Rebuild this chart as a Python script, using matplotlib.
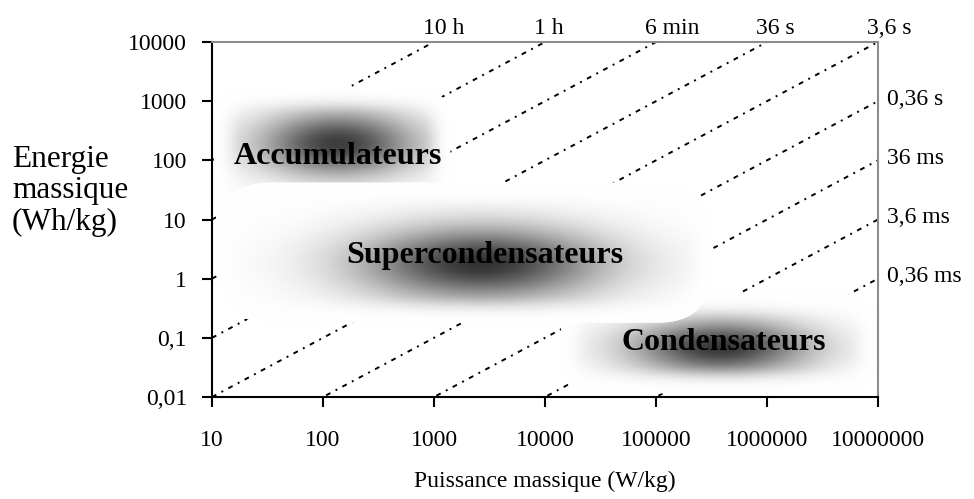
import numpy as np
import matplotlib
matplotlib.use("Agg")
import matplotlib.pyplot as plt
from matplotlib.patches import FancyBboxPatch
from matplotlib.ticker import NullLocator

plt.rcParams['font.family'] = ['Liberation Serif', 'DejaVu Serif']

# ---- data ----
x_ticks = [10, 100, 1000, 10000, 100000, 1000000, 10000000]
x_tick_labels = ["10", "100", "1000", "10000", "100000", "1000000", "10000000"]
y_ticks = [0.01, 0.1, 1, 10, 100, 1000, 10000]
y_tick_labels = ["0,01", "0,1", "1", "10", "100", "1000", "10000"]

# constant-time lines: E (Wh/kg) = P (W/kg) * t (h)
time_hours = [10, 1, 0.1, 0.01, 0.001, 1e-4, 1e-5, 1e-6, 1e-7]
time_labels = ["10 h", "1 h", "6 min", "36 s", "3,6 s", "0,36 s", "36 ms", "3,6 ms", "0,36 ms"]

# technology regions (drawing order)
region_names = ["Accumulateurs", "Condensateurs", "Supercondensateurs"]
region_p_min = [10.4, 14000, 11]
region_p_max = [1400, 9.8e6, 3.2e5]
region_e_min = [5, 0.0115, 0.18]
region_e_max = [1700, 0.57, 42]
core_p = [135, 3.8e5, 2600]
core_e = [190, 0.067, 1.8]
label_p = [136, 4.1e5, 2880]
label_e = [114, 0.085, 2.5]

# ---- figure ----
W, H = 974, 499
fig = plt.figure(figsize=(W / 100, H / 100), dpi=100)
rect = [212 / W, 1 - 397 / H, 666 / W, 355 / H]
ax = fig.add_axes(rect)
ax.set_xscale('log')
ax.set_yscale('log')
ax.set_xlim(10, 1e7)
ax.set_ylim(0.01, 1e4)
ax.set_xticks(x_ticks)
ax.set_xticklabels(x_tick_labels)
ax.set_yticks(y_ticks)
ax.set_yticklabels(y_tick_labels)
ax.xaxis.set_minor_locator(NullLocator())
ax.yaxis.set_minor_locator(NullLocator())
ax.tick_params(axis='both', direction='out', length=7, width=1.5, colors='black', labelsize=17)
ax.tick_params(axis='x', pad=17)
ax.tick_params(axis='y', pad=11)
for s in ax.spines.values():
    s.set_visible(False)
ax.patch.set_facecolor('white')

P = np.logspace(1, 7, 400)
for t, lab in zip(time_hours, time_labels):
    ax.plot(P, P * t, color='black', lw=1.4, linestyle=(0, (2.5, 3, 1, 3)), zorder=1)
    p_top = 1e4 / t
    if p_top <= 1e7 * 1.001:
        ax.annotate(lab, xy=(p_top, 1e4), xytext=(-11, 3), textcoords='offset pixels',
                    ha='left', va='bottom', fontsize=17, annotation_clip=False)
    else:
        ax.annotate(lab, xy=(1e7, 1e7 * t), xytext=(9, 2), textcoords='offset pixels',
                    ha='left', va='center', fontsize=17, annotation_clip=False)

# overlay axes in pixel-like log units for the soft regions
SX = 666 / 6.0
SY = 355 / 6.0
def u(p):
    return np.log10(p) * SX
def v(e):
    return np.log10(e) * SY

ax2 = fig.add_axes(rect, zorder=3)
ax2.set_xlim(1 * SX, 7 * SX)
ax2.set_ylim(-2 * SY, 4 * SY)
ax2.patch.set_alpha(0)
ax2.set_xticks([])
ax2.set_yticks([])
ax2.spines['left'].set_color('black')
ax2.spines['bottom'].set_color('black')
ax2.spines['top'].set_color('#8c8c8c')
ax2.spines['right'].set_color('#8c8c8c')
for s in ax2.spines.values():
    s.set_linewidth(1.5)
    s.set_zorder(10)

spreads = [(78, 32), (88, 27), (120, 36)]
radii = [35, 35, 55]
darkness = [0.76, 0.78, 0.8]
FADE = 28.0
for i, name in enumerate(region_names):
    x0, x1 = u(region_p_min[i]), u(region_p_max[i])
    y0, y1 = v(region_e_min[i]), v(region_e_max[i])
    r = radii[i]
    patch = FancyBboxPatch((x0, y0), x1 - x0, y1 - y0,
                           boxstyle=f"round,pad=0,rounding_size={r}",
                           facecolor='white', edgecolor='none', zorder=2 + i)
    ax2.add_patch(patch)
    gx = np.linspace(x0, x1, 500)
    gy = np.linspace(y0, y1, 300)
    GX, GY = np.meshgrid(gx, gy)
    sx, sy = spreads[i]
    g = np.exp(-(((GX - u(core_p[i])) / sx) ** 2 + ((GY - v(core_e[i])) / sy) ** 2))
    # signed distance to rounded rectangle, used to fade to white at edges
    cx, cy = (x0 + x1) / 2, (y0 + y1) / 2
    hx, hy = (x1 - x0) / 2, (y1 - y0) / 2
    qx = np.abs(GX - cx) - (hx - r)
    qy = np.abs(GY - cy) - (hy - r)
    d = np.hypot(np.maximum(qx, 0), np.maximum(qy, 0)) + np.minimum(np.maximum(qx, qy), 0) - r
    f = np.clip(-d / FADE, 0, 1)
    f = f * f * (3 - 2 * f)
    gray = 1 - darkness[i] * g * f
    img = np.dstack([gray, gray, gray])
    im = ax2.imshow(img, extent=(x0, x1, y0, y1), origin='lower', aspect='auto',
                    interpolation='bilinear', zorder=2 + i)
    im.set_clip_path(patch)
    ax2.text(u(label_p[i]), v(label_e[i]), name, ha='center', va='center',
             fontsize=23, fontweight='bold', zorder=8)
ax2.set_xlim(1 * SX, 7 * SX)
ax2.set_ylim(-2 * SY, 4 * SY)

fig.text(12 / W, 1 - 191 / H, "Energie\nmassique\n(Wh/kg)", ha='left', va='center',
         fontsize=22.5, linespacing=1.1)
fig.text(545 / W, 1 - 481 / H, "Puissance massique (W/kg)", ha='center', va='center',
         fontsize=17)

fig.savefig("out.png", dpi=100)
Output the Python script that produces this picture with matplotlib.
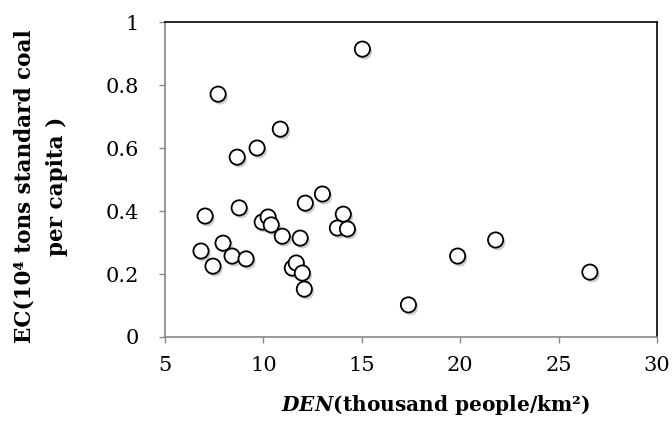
import matplotlib.pyplot as plt
import matplotlib.patheffects as pe

plt.rcParams['font.family'] = 'DejaVu Serif'
plt.rcParams['mathtext.fontset'] = 'dejavuserif'

# population density (thousand people/km2) and energy consumption per capita
den = [15.03, 7.70, 10.86, 9.68, 8.67,
       7.04, 8.77, 9.94, 10.24, 10.40, 10.96, 11.87, 12.13, 13.00, 14.06,
       13.76, 14.27, 6.83, 7.44, 7.95, 8.41, 9.12, 11.47, 11.67, 11.98,
       12.08, 17.37, 19.87, 21.80, 26.59]
ec = [0.914, 0.771, 0.660, 0.600, 0.571,
      0.384, 0.410, 0.365, 0.381, 0.356, 0.320, 0.314, 0.425, 0.454, 0.390,
      0.346, 0.343, 0.273, 0.225, 0.298, 0.257, 0.248, 0.219, 0.235, 0.203,
      0.152, 0.102, 0.257, 0.308, 0.206]

xticks = [5, 10, 15, 20, 25, 30]
yticks = [0, 0.2, 0.4, 0.6, 0.8, 1]
ytick_labels = ['0', '0.2', '0.4', '0.6', '0.8', '1']

fig = plt.figure(figsize=(6.72, 4.24), dpi=100)
ax = fig.add_axes([0.2455, 0.2052, 0.7322, 0.7428])

ax.scatter(den, ec, s=120, facecolor='white', edgecolor='black', linewidth=1.3,
           zorder=3,
           path_effects=[pe.SimplePatchShadow(offset=(1.5, -2), shadow_rgbFace='gray', alpha=0.4),
                         pe.Normal()])

ax.set_xlim(5, 30)
ax.set_ylim(0, 1)
ax.set_xticks(xticks)
ax.set_yticks(yticks)
ax.set_yticklabels(ytick_labels)
ax.tick_params(direction='out', length=4, width=1, color='#888888', labelsize=15)
ax.tick_params(axis='y', pad=15)
ax.tick_params(axis='x', pad=10)

for side in ['left', 'bottom']:
    ax.spines[side].set_color('#888888')
    ax.spines[side].set_linewidth(1.2)
for side in ['top', 'right']:
    ax.spines[side].set_color('black')
    ax.spines[side].set_linewidth(1.2)

ax.set_xlabel(r'$\mathbfit{DEN}$(thousand people/km²)', fontsize=14.5, fontweight='bold')
ax.xaxis.set_label_coords(0.549, -0.178)
ax.set_ylabel('EC(10⁴ tons standard coal\nper capita )', fontsize=15.5, fontweight='bold',
              linespacing=1.6)
ax.yaxis.set_label_coords(-0.197, 0.479)

fig.savefig('out.png', dpi=100)
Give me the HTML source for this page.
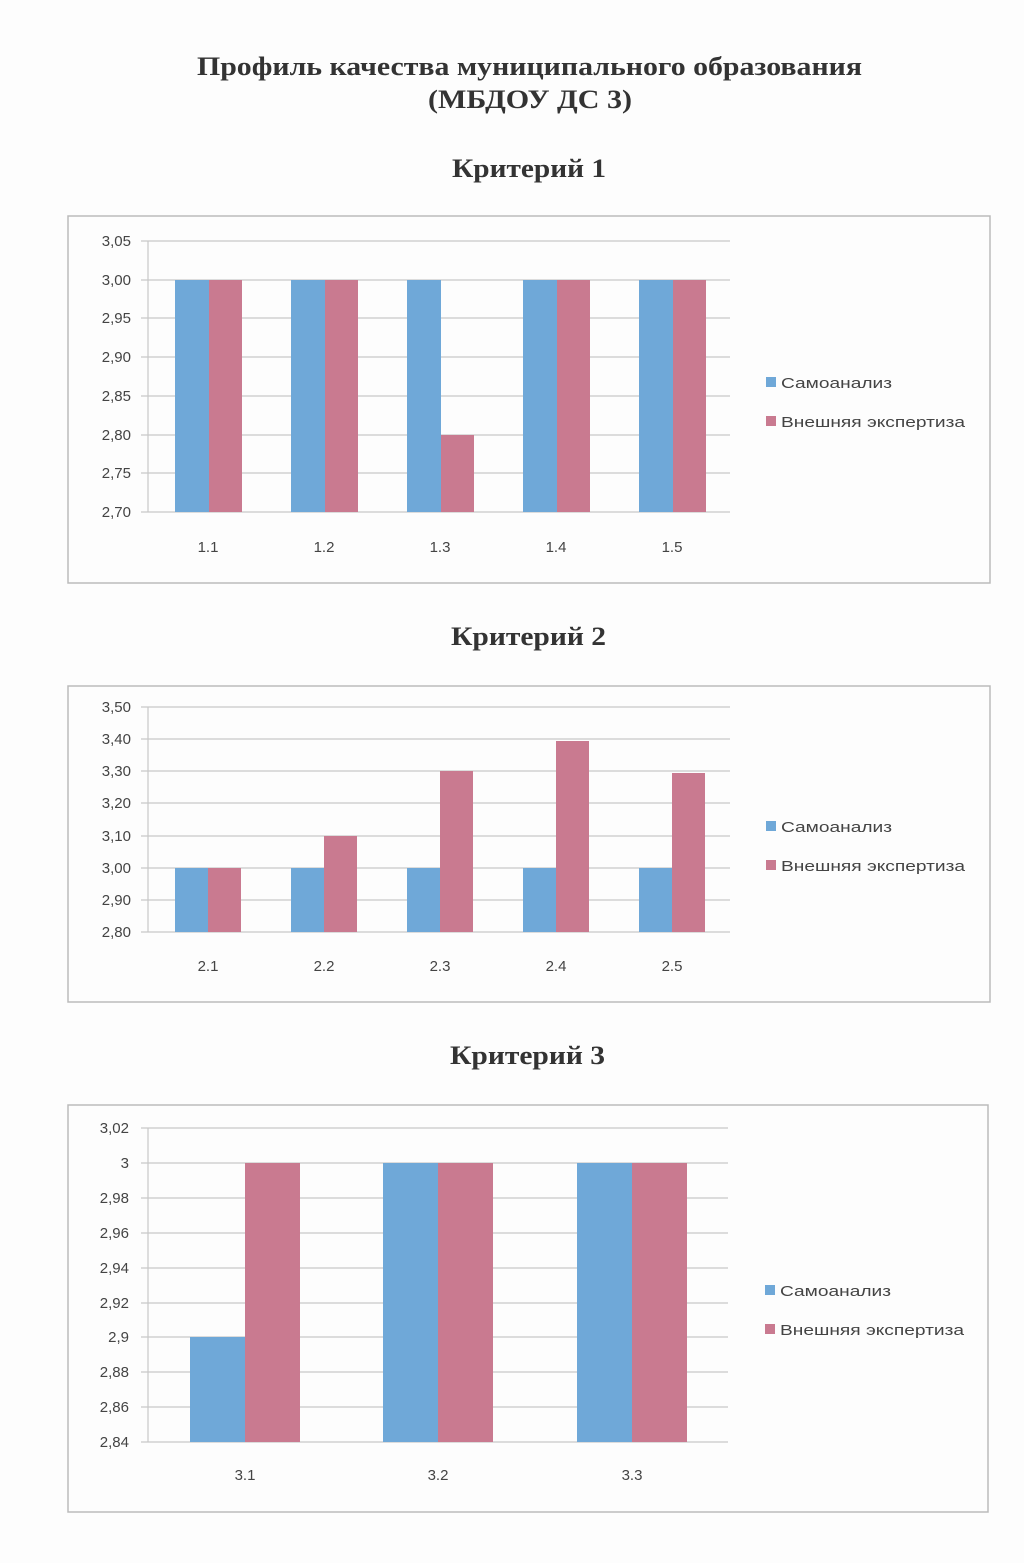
<!DOCTYPE html>
<html><head><meta charset="utf-8"><style>
body{margin:0;background:#fff;}
svg{display:block}
</style></head><body>
<svg width="1024" height="1563" xmlns="http://www.w3.org/2000/svg" font-family="Liberation Sans, sans-serif">
<rect width="1024" height="1563" fill="#fdfdfd"/>
<g font-family="Liberation Serif, serif" font-weight="bold" fill="#333">
<text x="197" y="75" font-size="26" textLength="665" lengthAdjust="spacingAndGlyphs">Профиль качества муниципального образования</text>
<text x="428" y="108" font-size="26" textLength="204" lengthAdjust="spacingAndGlyphs">(МБДОУ ДС 3)</text>
<text x="452" y="177" font-size="26" textLength="154" lengthAdjust="spacingAndGlyphs">Критерий 1</text>
<text x="451" y="645" font-size="26" textLength="155" lengthAdjust="spacingAndGlyphs">Критерий 2</text>
<text x="450" y="1064" font-size="26" textLength="155" lengthAdjust="spacingAndGlyphs">Критерий 3</text>
</g>
<g fill="none" stroke="#bbb" stroke-width="1.5">
<rect x="68" y="216" width="922" height="367"/>
<rect x="68" y="686" width="922" height="316"/>
<rect x="68" y="1105" width="920" height="407"/>
</g>
<g stroke="#c8c8c8" stroke-width="1.2">
<line x1="141" y1="241" x2="730" y2="241"/><line x1="141" y1="280" x2="730" y2="280"/><line x1="141" y1="318" x2="730" y2="318"/><line x1="141" y1="357" x2="730" y2="357"/><line x1="141" y1="396" x2="730" y2="396"/><line x1="141" y1="435" x2="730" y2="435"/><line x1="141" y1="473" x2="730" y2="473"/><line x1="141" y1="512" x2="730" y2="512"/>
<line x1="148" y1="241" x2="148" y2="512"/>
</g>
<g font-size="15" fill="#444" text-anchor="end">
<text x="131" y="246">3,05</text><text x="131" y="285">3,00</text><text x="131" y="323">2,95</text><text x="131" y="362">2,90</text><text x="131" y="401">2,85</text><text x="131" y="440">2,80</text><text x="131" y="478">2,75</text><text x="131" y="517">2,70</text>
</g>
<g fill="#6fa8d8"><rect x="175" y="280" width="34" height="232"/><rect x="291" y="280" width="34" height="232"/><rect x="407" y="280" width="34" height="232"/><rect x="523" y="280" width="34" height="232"/><rect x="639" y="280" width="34" height="232"/></g>
<g fill="#c97a90"><rect x="209" y="280" width="33" height="232"/><rect x="325" y="280" width="33" height="232"/><rect x="441" y="435" width="33" height="77"/><rect x="557" y="280" width="33" height="232"/><rect x="673" y="280" width="33" height="232"/></g>
<g font-size="15" fill="#444" text-anchor="middle"><text x="208" y="552">1.1</text><text x="324" y="552">1.2</text><text x="440" y="552">1.3</text><text x="556" y="552">1.4</text><text x="672" y="552">1.5</text></g>
<g font-size="15" fill="#444"><rect x="766" y="377" width="10" height="10" fill="#6fa8d8"/><text x="781" y="388" textLength="111" lengthAdjust="spacingAndGlyphs">Самоанализ</text><rect x="766" y="416" width="10" height="10" fill="#c97a90"/><text x="781" y="427" textLength="184" lengthAdjust="spacingAndGlyphs">Внешняя экспертиза</text></g>
<g stroke="#c8c8c8" stroke-width="1.2">
<line x1="141" y1="707" x2="730" y2="707"/><line x1="141" y1="739" x2="730" y2="739"/><line x1="141" y1="771" x2="730" y2="771"/><line x1="141" y1="803" x2="730" y2="803"/><line x1="141" y1="836" x2="730" y2="836"/><line x1="141" y1="868" x2="730" y2="868"/><line x1="141" y1="900" x2="730" y2="900"/><line x1="141" y1="932" x2="730" y2="932"/>
<line x1="148" y1="707" x2="148" y2="932"/>
</g>
<g font-size="15" fill="#444" text-anchor="end">
<text x="131" y="712">3,50</text><text x="131" y="744">3,40</text><text x="131" y="776">3,30</text><text x="131" y="808">3,20</text><text x="131" y="841">3,10</text><text x="131" y="873">3,00</text><text x="131" y="905">2,90</text><text x="131" y="937">2,80</text>
</g>
<g fill="#6fa8d8"><rect x="175" y="868" width="33" height="64"/><rect x="291" y="868" width="33" height="64"/><rect x="407" y="868" width="33" height="64"/><rect x="523" y="868" width="33" height="64"/><rect x="639" y="868" width="33" height="64"/></g>
<g fill="#c97a90"><rect x="208" y="868" width="33" height="64"/><rect x="324" y="836" width="33" height="96"/><rect x="440" y="771" width="33" height="161"/><rect x="556" y="741" width="33" height="191"/><rect x="672" y="773" width="33" height="159"/></g>
<g font-size="15" fill="#444" text-anchor="middle"><text x="208" y="971">2.1</text><text x="324" y="971">2.2</text><text x="440" y="971">2.3</text><text x="556" y="971">2.4</text><text x="672" y="971">2.5</text></g>
<g font-size="15" fill="#444"><rect x="766" y="821" width="10" height="10" fill="#6fa8d8"/><text x="781" y="832" textLength="111" lengthAdjust="spacingAndGlyphs">Самоанализ</text><rect x="766" y="860" width="10" height="10" fill="#c97a90"/><text x="781" y="871" textLength="184" lengthAdjust="spacingAndGlyphs">Внешняя экспертиза</text></g>
<g stroke="#c8c8c8" stroke-width="1.2">
<line x1="141" y1="1128" x2="728" y2="1128"/><line x1="141" y1="1163" x2="728" y2="1163"/><line x1="141" y1="1198" x2="728" y2="1198"/><line x1="141" y1="1233" x2="728" y2="1233"/><line x1="141" y1="1268" x2="728" y2="1268"/><line x1="141" y1="1303" x2="728" y2="1303"/><line x1="141" y1="1337" x2="728" y2="1337"/><line x1="141" y1="1372" x2="728" y2="1372"/><line x1="141" y1="1407" x2="728" y2="1407"/><line x1="141" y1="1442" x2="728" y2="1442"/>
<line x1="148" y1="1128" x2="148" y2="1442"/>
</g>
<g font-size="15" fill="#444" text-anchor="end">
<text x="129" y="1133">3,02</text><text x="129" y="1168">3</text><text x="129" y="1203">2,98</text><text x="129" y="1238">2,96</text><text x="129" y="1273">2,94</text><text x="129" y="1308">2,92</text><text x="129" y="1342">2,9</text><text x="129" y="1377">2,88</text><text x="129" y="1412">2,86</text><text x="129" y="1447">2,84</text>
</g>
<g fill="#6fa8d8"><rect x="190" y="1337" width="55" height="105"/><rect x="383" y="1163" width="55" height="279"/><rect x="577" y="1163" width="55" height="279"/></g>
<g fill="#c97a90"><rect x="245" y="1163" width="55" height="279"/><rect x="438" y="1163" width="55" height="279"/><rect x="632" y="1163" width="55" height="279"/></g>
<g font-size="15" fill="#444" text-anchor="middle"><text x="245" y="1480">3.1</text><text x="438" y="1480">3.2</text><text x="632" y="1480">3.3</text></g>
<g font-size="15" fill="#444"><rect x="765" y="1285" width="10" height="10" fill="#6fa8d8"/><text x="780" y="1296" textLength="111" lengthAdjust="spacingAndGlyphs">Самоанализ</text><rect x="765" y="1324" width="10" height="10" fill="#c97a90"/><text x="780" y="1335" textLength="184" lengthAdjust="spacingAndGlyphs">Внешняя экспертиза</text></g>
</svg>
</body></html>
###
- _PROBLEM STATEMENT_: Starting at the first line of the entries, restate word for word everything through the line that holds "ax.patch.set_facecolor('white')", both ends included, but omit any pictures.

- _RESULT FOR THIS TASK_:
Rebuild this chart as a Python script, using matplotlib.
import numpy as np
import matplotlib
matplotlib.use("Agg")
import matplotlib.pyplot as plt
from matplotlib.patches import FancyBboxPatch
from matplotlib.ticker import NullLocator

plt.rcParams['font.family'] = ['Liberation Serif', 'DejaVu Serif']

# ---- data ----
x_ticks = [10, 100, 1000, 10000, 100000, 1000000, 10000000]
x_tick_labels = ["10", "100", "1000", "10000", "100000", "1000000", "10000000"]
y_ticks = [0.01, 0.1, 1, 10, 100, 1000, 10000]
y_tick_labels = ["0,01", "0,1", "1", "10", "100", "1000", "10000"]

# constant-time lines: E (Wh/kg) = P (W/kg) * t (h)
time_hours = [10, 1, 0.1, 0.01, 0.001, 1e-4, 1e-5, 1e-6, 1e-7]
time_labels = ["10 h", "1 h", "6 min", "36 s", "3,6 s", "0,36 s", "36 ms", "3,6 ms", "0,36 ms"]

# technology regions (drawing order)
region_names = ["Accumulateurs", "Condensateurs", "Supercondensateurs"]
region_p_min = [10.4, 14000, 11]
region_p_max = [1400, 9.8e6, 3.2e5]
region_e_min = [5, 0.0115, 0.18]
region_e_max = [1700, 0.57, 42]
core_p = [135, 3.8e5, 2600]
core_e = [190, 0.067, 1.8]
label_p = [136, 4.1e5, 2880]
label_e = [114, 0.085, 2.5]

# ---- figure ----
W, H = 974, 499
fig = plt.figure(figsize=(W / 100, H / 100), dpi=100)
rect = [212 / W, 1 - 397 / H, 666 / W, 355 / H]
ax = fig.add_axes(rect)
ax.set_xscale('log')
ax.set_yscale('log')
ax.set_xlim(10, 1e7)
ax.set_ylim(0.01, 1e4)
ax.set_xticks(x_ticks)
ax.set_xticklabels(x_tick_labels)
ax.set_yticks(y_ticks)
ax.set_yticklabels(y_tick_labels)
ax.xaxis.set_minor_locator(NullLocator())
ax.yaxis.set_minor_locator(NullLocator())
ax.tick_params(axis='both', direction='out', length=7, width=1.5, colors='black', labelsize=17)
ax.tick_params(axis='x', pad=17)
ax.tick_params(axis='y', pad=11)
for s in ax.spines.values():
    s.set_visible(False)
ax.patch.set_facecolor('white')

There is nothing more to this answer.